The Truth About The Muslim Brotherhood

Posted by | February 11, 2011 15:15 | Filed under: Top Stories


By Yashwanth Manjunath

As the Egyptian Revolution continues to unfold, the right-wing media and parts of the mainstream media have been appallingly supportive of the Mubarak regime out of fear of the Muslim Brotherhood taking over Egypt. The misinformation in the media about the Muslim Brotherhood has been so disgusting that I feel compelled to set the record straight.

Myth: The Muslim Brotherhood started the protest movement in Egypt.

The Truth: The Muslim Brotherhood did not start, nor are they leading the current Egyptian protests. The protests started as a Facebook event created by the democratic, secular, youth movement in Egypt.

Myth: The Muslim Brotherhood is a radical terrorist organization that supports al Qaeda.

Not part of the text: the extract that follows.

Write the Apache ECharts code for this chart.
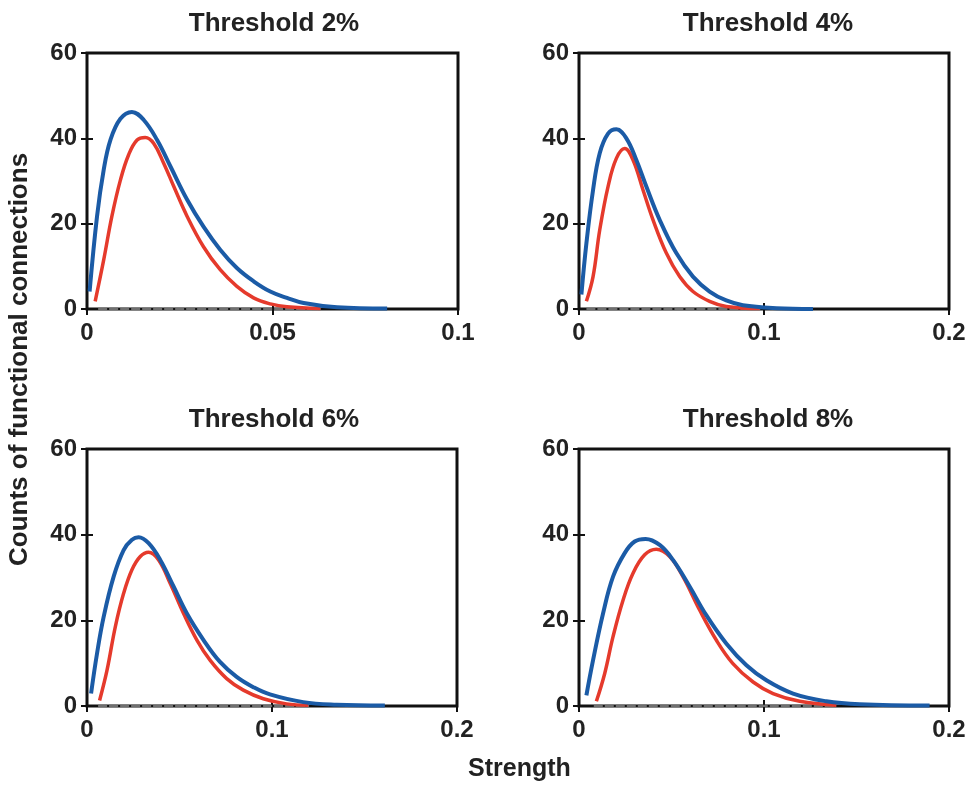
<!DOCTYPE html>
<html>
<head>
<meta charset="utf-8">
<script src="https://cdn.jsdelivr.net/npm/echarts@6/dist/echarts.min.js"></script>
<style>html,body{margin:0;padding:0;background:#fff;}#c{width:969px;height:787px;}</style>
</head>
<body>
<div id="c"></div>
<script>
// ---- Data ----
const panelTitles = ['Threshold 2%', 'Threshold 4%', 'Threshold 6%', 'Threshold 8%'];
const xMaxs = [0.1, 0.2, 0.2, 0.2];
const xIntervals = [0.05, 0.1, 0.1, 0.1];
const yMax = 60, yInterval = 20;

// Blue curves [strength, count]
const blue2 = [[0.0007,4.1],[0.0027,21.7],[0.0045,32.6],[0.0063,39.6],[0.009,44.6],[0.0121,46.2],[0.0153,44.3],[0.0189,39.6],[0.0225,33.4],[0.027,25.6],[0.0314,19.3],[0.0359,13.9],[0.0404,9.6],[0.0449,6.5],[0.0494,4.1],[0.0539,2.6],[0.0584,1.4],[0.0674,0.4],[0.0809,0.1]];
const blue4 = [[0.0013,3.4],[0.004,15.4],[0.0076,27.9],[0.0112,36.5],[0.0157,41.1],[0.0202,42.1],[0.0256,40.0],[0.031,34.9],[0.0364,28.7],[0.0436,20.9],[0.0526,13.1],[0.0616,7.6],[0.0706,4.1],[0.0796,2.0],[0.0886,0.9],[0.1067,0.2],[0.1265,0.0]];
const blue6 = [[0.0022,2.9],[0.0054,12.2],[0.009,20.8],[0.0144,30.2],[0.0198,36.4],[0.0243,38.8],[0.0279,39.4],[0.0333,38.0],[0.0396,34.1],[0.0468,27.9],[0.054,21.6],[0.063,15.4],[0.0719,10.3],[0.0809,6.8],[0.0899,4.4],[0.0989,2.7],[0.1169,0.9],[0.1349,0.3],[0.161,0.1]];
const blue8 = [[0.004,2.5],[0.0076,10.7],[0.013,21.6],[0.0184,30.2],[0.0247,35.7],[0.0301,38.4],[0.036,39.0],[0.0436,37.6],[0.0508,34.1],[0.0598,27.9],[0.0688,21.2],[0.0796,14.6],[0.0905,9.5],[0.1013,6.0],[0.1157,2.9],[0.1337,1.1],[0.1517,0.4],[0.1895,0.1]];

// Red curves [strength, count]
const red2 = [[0.0022,1.8],[0.0045,11.5],[0.0067,21.7],[0.009,30.2],[0.0112,36.1],[0.0135,39.6],[0.0157,40.2],[0.018,38.8],[0.0207,34.1],[0.0234,28.7],[0.027,21.7],[0.0314,14.6],[0.0359,9.2],[0.0404,5.3],[0.0449,2.6],[0.0494,1.2],[0.0539,0.5],[0.0629,0.1]];
const red4 = [[0.004,1.8],[0.0076,7.6],[0.0112,18.5],[0.0157,28.7],[0.0202,35.3],[0.0247,37.6],[0.0292,34.9],[0.0346,27.9],[0.04,20.9],[0.0472,13.1],[0.0544,7.6],[0.0616,4.1],[0.0706,1.8],[0.0796,0.6],[0.0977,0.1]];
const red6 = [[0.0068,1.3],[0.0108,8.3],[0.0153,18.5],[0.0198,26.3],[0.0243,31.8],[0.0288,34.9],[0.0333,35.9],[0.0387,34.1],[0.045,28.6],[0.0522,21.6],[0.0594,15.4],[0.0665,10.7],[0.0755,6.4],[0.0845,3.7],[0.0953,1.7],[0.1079,0.5],[0.1196,0.2]];
const red8 = [[0.0094,1.1],[0.0139,7.6],[0.0184,16.2],[0.0238,24.7],[0.0292,31.0],[0.0355,35.3],[0.0418,36.6],[0.049,34.9],[0.0562,30.2],[0.0652,22.4],[0.0742,15.4],[0.0832,9.9],[0.0941,5.6],[0.1049,2.9],[0.1193,1.1],[0.1391,0.2]];

// Grey dashed baseline extents [start, end] at count 0
const base2 = [[0.003,0],[0.063,0]];
const base4 = [[0.004,0],[0.098,0]];
const base6 = [[0.006,0],[0.12,0]];
const base8 = [[0.008,0],[0.139,0]];

const blues = [blue2, blue4, blue6, blue8];
const reds = [red2, red4, red6, red8];
const bases = [base2, base4, base6, base8];

// ---- Layout ----
const grids = [
  {left: 87, top: 53, width: 371, height: 256},
  {left: 579, top: 53, width: 370, height: 256},
  {left: 87, top: 449, width: 370, height: 257},
  {left: 579, top: 449, width: 370, height: 257}
];
const titlePos = [[269, 6], [763, 6], [269, 402], [763, 402]];
const FONT = '"Liberation Sans", Arial, sans-serif';
const BLUE = '#1b5ba6', RED = '#e53a2c', GREY = '#6f6f6f';

const option = {
  animation: false,
  backgroundColor: '#fff',
  title: [],
  grid: [],
  xAxis: [],
  yAxis: [],
  series: [],
  graphic: [
    {type: 'text', left: 468, top: 757, style: {text: 'Strength', font: 'bold 25px ' + FONT, fill: '#222'}},
    {type: 'text', x: 7, y: 566, rotation: Math.PI / 2,
     style: {text: 'Counts of functional connections', font: 'bold 26px ' + FONT, fill: '#222', textAlign: 'left', textVerticalAlign: 'top'}}
  ]
};

grids.forEach((g, i) => {
  option.grid.push(Object.assign({show: true, borderColor: '#111', borderWidth: 3, backgroundColor: '#fff'}, g));
  option.title.push({
    text: panelTitles[i], left: titlePos[i][0], top: titlePos[i][1], textAlign: 'center',
    textStyle: {fontFamily: FONT, fontWeight: 'bold', fontSize: 26, color: '#222'}
  });
  const tickStyle = {show: true, inside: true, length: 6, lineStyle: {color: '#111', width: 2}};
  option.xAxis.push({
    type: 'value', gridIndex: i, position: 'bottom', min: 0, max: xMaxs[i], interval: xIntervals[i],
    axisLine: {show: false}, axisTick: tickStyle, splitLine: {show: false},
    axisLabel: {fontFamily: FONT, fontWeight: 'bold', fontSize: 24, color: '#222', margin: 12}
  });
  option.xAxis.push({
    type: 'value', gridIndex: i, position: 'top', min: 0, max: xMaxs[i], interval: xIntervals[i],
    axisLine: {show: false}, axisTick: tickStyle, splitLine: {show: false}, axisLabel: {show: false}
  });
  option.yAxis.push({
    type: 'value', gridIndex: i, position: 'left', min: 0, max: yMax, interval: yInterval,
    axisLine: {show: false}, axisTick: tickStyle, splitLine: {show: false},
    axisLabel: {fontFamily: FONT, fontWeight: 'bold', fontSize: 24, color: '#222', margin: 10}
  });
  option.yAxis.push({
    type: 'value', gridIndex: i, position: 'right', min: 0, max: yMax, interval: yInterval,
    axisLine: {show: false}, axisTick: tickStyle, splitLine: {show: false}, axisLabel: {show: false}
  });
  const xi = i * 2, yi = i * 2;
  option.series.push({
    type: 'line', xAxisIndex: xi, yAxisIndex: yi, data: bases[i], symbol: 'none',
    lineStyle: {color: GREY, width: 2.5, type: [9, 2]}, z: 2
  });
  option.series.push({
    type: 'line', xAxisIndex: xi, yAxisIndex: yi, data: reds[i], symbol: 'none', smooth: 0.4,
    lineStyle: {color: RED, width: 3.5}, z: 3
  });
  option.series.push({
    type: 'line', xAxisIndex: xi, yAxisIndex: yi, data: blues[i], symbol: 'none', smooth: 0.4,
    lineStyle: {color: BLUE, width: 4}, z: 4
  });
});

const chart = echarts.init(document.getElementById('c'), null, {renderer: 'canvas'});
chart.setOption(option);
</script>
</body>
</html>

The Truth: The Muslim Brotherhood and al Qaeda hate each other. In fact one would be hard-pressed to find two organizations with more animosity towards one another. There have been unconfirmed reports that Ayman al-Zawahiri, al Qaeda’s second-in-command and a man of Egyptian descent, was briefly a member of The Muslim Brotherhood as a teenager.

But when Germany’s Der Spiegel described al-Zawahiri as “the textbook example of a a member of the Muslim Brotherhood turned terrorist,” the Muslim Brotherhood was quick to publicly reject that claim. Dr. Mohamed Morsy, a member of the Muslim Brotherhood Executive Bureau, said al-Zawahiri had never been a member of the Muslim Brotherhood and has never conformed to the group’s ideology.

The Muslim Brotherhood’s ideology shuns violence and the movement has never practiced it, Morsy said. “On the contrary we have been always adopting peaceful means for change.”

As far as what al-Zawahiri and the rest of the al-Qaeda leadership thinks of the Muslim Brotherhood, according to al-Zawahiri:

The freedom which the Brotherhood and other groups enjoy these days is only due to the military activities… But, instead of thanking the mujihadeen — or at least not speaking ill of  them–they have presented themselves as a mutually-agreeable alternative  to America and its agents, to insult and to defame the mujahideen…They should make an effort to improve the image of their organization after all the miserable situations in which they have become entangled — much as pledging allegiance to Hosni Mubarak and their silence while their brothers entered Kabul and Baghdad on the backs of Christian tanks.

Is the Muslim Brotherhood a fundamentalist Islamic movement? No question they are. But they are not terrorists; they are a peaceful alternative for those Muslims in the Middle East who oppose the United States, but denounce the use of violence as a tool.

Myth: If there were democratic elections in Egypt, the Muslim Brotherhood would win them and take over the country.

The Truth: According to a recent opinion survey in Egypt, the Muslim brotherhood only has a 15% approval rating in Egypt and its leaders receive just 1% of support in a presidential straw poll. They have about as much chance of taking over the Egyptian government as Dick Cheney does of becoming president. Which is precisely why the Muslim Brotherhood will not even field a candidate for president in the next Egyptian election.

I hope everyone realizes that whenever the Muslim Brotherhood is brought up in the media as a bogeyman for the purpose of fear-mongering, those fears are totally unjustifiable. The Muslim Brotherhood is one small segment of the complex web of organizations protesting the Mubarak regime in Egypt. In a country where half of the population is under 24, the secular, youth movement is far more relevant than the Muslim Brotherhood, and they are who the United States should be supporting.